Un altro grave problema del Pd sono proprio i sondaggi. Dal 2018 a oggi, nonostante il cambio della guardia tra Renzi e Zingaretti a capo della segretaria, i dem hanno continuato a viaggiare tra il 18 e il 20% ed è costantemente tallonato da Fratelli d'Italia. “Se siamo inchiodati a queste cifre, non possiamo dire sempre che è colpa di Renzi”, osserva la Pini che ricorda: “Negli ultimi due anni abbiamo avuto due scissioni, abbiamo fatto due governi con due maggioranze completamente diverse. È il momento di fermarsi e discutere anche perché far finta che non ci sia il problema non credo aiuti a risolvere il problema”. Il politologo Gianfranco Pasquino, però, ammonisce: “Credo che si debbano seguire le procedure dello Statuto e che non vi debba essere nessuna accelerazione. Mettere in crisi Zingaretti in questa fase sarebbe un errore, vuol dire creare problemi sia al Pd sia al governo”. Congresso o non congresso, il Pd resta comunque un partito diviso, soprattutto dentro il Palazzo. “Renzi ha nominato una buona parte dei parlamentari del Pd e alcuni di loro sono quella che io chiamo una 'quinta colonna'. Dopo di che lui può fare la mosca cocchiera perché non ha grandi responsabilità, ma ha ricattato ripetutamente l'attività parlamentare e, alla fine, ha prodotto la caduta di Conte”, attacca il professor Pasquino.

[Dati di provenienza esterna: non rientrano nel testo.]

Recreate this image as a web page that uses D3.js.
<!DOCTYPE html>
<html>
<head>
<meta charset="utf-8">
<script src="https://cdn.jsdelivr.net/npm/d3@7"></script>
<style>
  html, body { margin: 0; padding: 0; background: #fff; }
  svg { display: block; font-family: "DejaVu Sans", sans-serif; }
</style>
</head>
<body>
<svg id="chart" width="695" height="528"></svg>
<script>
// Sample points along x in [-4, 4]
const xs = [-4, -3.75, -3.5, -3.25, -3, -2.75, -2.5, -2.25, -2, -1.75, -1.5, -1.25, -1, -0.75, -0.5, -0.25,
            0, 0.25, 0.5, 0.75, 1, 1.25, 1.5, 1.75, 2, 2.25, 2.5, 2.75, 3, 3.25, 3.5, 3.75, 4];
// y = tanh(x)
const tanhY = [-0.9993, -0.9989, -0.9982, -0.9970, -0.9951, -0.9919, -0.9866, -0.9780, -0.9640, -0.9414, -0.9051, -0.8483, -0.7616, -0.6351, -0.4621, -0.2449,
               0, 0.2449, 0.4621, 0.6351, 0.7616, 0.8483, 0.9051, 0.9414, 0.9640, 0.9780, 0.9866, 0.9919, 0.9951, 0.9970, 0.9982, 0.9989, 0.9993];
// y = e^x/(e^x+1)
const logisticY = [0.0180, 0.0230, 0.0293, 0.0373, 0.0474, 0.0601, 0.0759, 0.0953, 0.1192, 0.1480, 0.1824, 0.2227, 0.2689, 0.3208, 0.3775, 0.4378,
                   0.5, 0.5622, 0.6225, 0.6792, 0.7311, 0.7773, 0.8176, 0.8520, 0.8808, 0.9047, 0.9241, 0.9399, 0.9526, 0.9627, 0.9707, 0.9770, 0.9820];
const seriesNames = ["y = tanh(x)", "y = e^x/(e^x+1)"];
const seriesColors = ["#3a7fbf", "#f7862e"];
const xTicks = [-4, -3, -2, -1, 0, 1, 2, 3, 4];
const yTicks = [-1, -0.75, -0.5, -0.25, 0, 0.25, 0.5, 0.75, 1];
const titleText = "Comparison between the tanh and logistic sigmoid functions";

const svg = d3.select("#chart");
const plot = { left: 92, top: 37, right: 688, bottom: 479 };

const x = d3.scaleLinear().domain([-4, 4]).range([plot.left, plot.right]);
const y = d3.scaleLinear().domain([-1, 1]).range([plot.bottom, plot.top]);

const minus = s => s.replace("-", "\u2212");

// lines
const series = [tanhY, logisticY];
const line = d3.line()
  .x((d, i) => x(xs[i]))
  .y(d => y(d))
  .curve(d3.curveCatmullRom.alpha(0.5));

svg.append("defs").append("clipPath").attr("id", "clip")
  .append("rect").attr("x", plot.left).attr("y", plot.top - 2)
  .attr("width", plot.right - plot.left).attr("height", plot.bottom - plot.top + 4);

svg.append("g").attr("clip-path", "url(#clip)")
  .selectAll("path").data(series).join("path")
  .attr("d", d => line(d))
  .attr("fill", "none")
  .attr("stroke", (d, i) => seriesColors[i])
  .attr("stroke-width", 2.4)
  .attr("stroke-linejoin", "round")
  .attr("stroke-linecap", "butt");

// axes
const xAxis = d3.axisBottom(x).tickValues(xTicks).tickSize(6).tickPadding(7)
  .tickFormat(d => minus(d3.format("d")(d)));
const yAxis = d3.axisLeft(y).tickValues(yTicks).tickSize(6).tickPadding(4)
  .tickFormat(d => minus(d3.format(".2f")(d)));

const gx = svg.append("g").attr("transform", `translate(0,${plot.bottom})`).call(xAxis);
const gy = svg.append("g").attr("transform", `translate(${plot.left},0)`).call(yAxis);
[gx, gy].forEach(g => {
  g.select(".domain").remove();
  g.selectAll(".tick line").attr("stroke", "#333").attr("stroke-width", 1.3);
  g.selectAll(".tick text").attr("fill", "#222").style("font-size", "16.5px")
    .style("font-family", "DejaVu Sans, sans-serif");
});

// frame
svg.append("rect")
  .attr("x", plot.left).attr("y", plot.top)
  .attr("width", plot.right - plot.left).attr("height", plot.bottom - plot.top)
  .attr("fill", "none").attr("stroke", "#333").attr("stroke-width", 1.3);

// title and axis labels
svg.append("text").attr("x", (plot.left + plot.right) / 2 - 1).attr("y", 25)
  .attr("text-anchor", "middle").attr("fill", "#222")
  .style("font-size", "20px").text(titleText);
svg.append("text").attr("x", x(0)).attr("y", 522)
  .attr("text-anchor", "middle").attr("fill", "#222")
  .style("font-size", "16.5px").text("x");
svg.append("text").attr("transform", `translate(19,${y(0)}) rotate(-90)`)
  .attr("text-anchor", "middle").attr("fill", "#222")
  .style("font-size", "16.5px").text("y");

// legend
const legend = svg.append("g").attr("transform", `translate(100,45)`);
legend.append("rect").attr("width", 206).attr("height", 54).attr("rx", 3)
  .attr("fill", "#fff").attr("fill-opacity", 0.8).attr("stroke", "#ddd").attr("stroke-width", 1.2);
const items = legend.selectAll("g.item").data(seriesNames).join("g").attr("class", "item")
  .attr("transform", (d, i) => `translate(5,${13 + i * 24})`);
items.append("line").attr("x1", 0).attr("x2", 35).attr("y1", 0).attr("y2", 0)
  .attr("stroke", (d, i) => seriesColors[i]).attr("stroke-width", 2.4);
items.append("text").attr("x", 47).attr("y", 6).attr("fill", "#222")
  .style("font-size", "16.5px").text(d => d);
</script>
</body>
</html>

Secondo Mannheimer, invece, nel Pd convivono: “l'anima ex comunista, quella cattolica e quella riformista e questo impedisce di trovare un'identità chiara e unica che trascini”. E aggiunge: “D'altro canto quando qualcuno come Renzi cerca di avere un'identità più forte viene fatto fuori”. Zingaretti non ha mostrato grande personalità e, ora, “c'è bisogno di un leader che porti il fuori da questa crisi”. Uno dei nomi più ricorrenti è quello di Stefano Bonaccini, governatore dell'Emilia Romagna, ma chiunque dovesse prendere il posto di Zingaretti si troverà in una posizione molto difficile.

“Dovrà tacitare gelosie e divisioni e dovrà tener insieme tante correnti diverse”, conclude il sondaggista che non esclude l'arrivo di un segretario donna. Su questo la Pini è molto chiara: “Se deve essere una donna solo per mettere il fiocchetto rosa dico di no, se c'è un bel progetto allora sì”.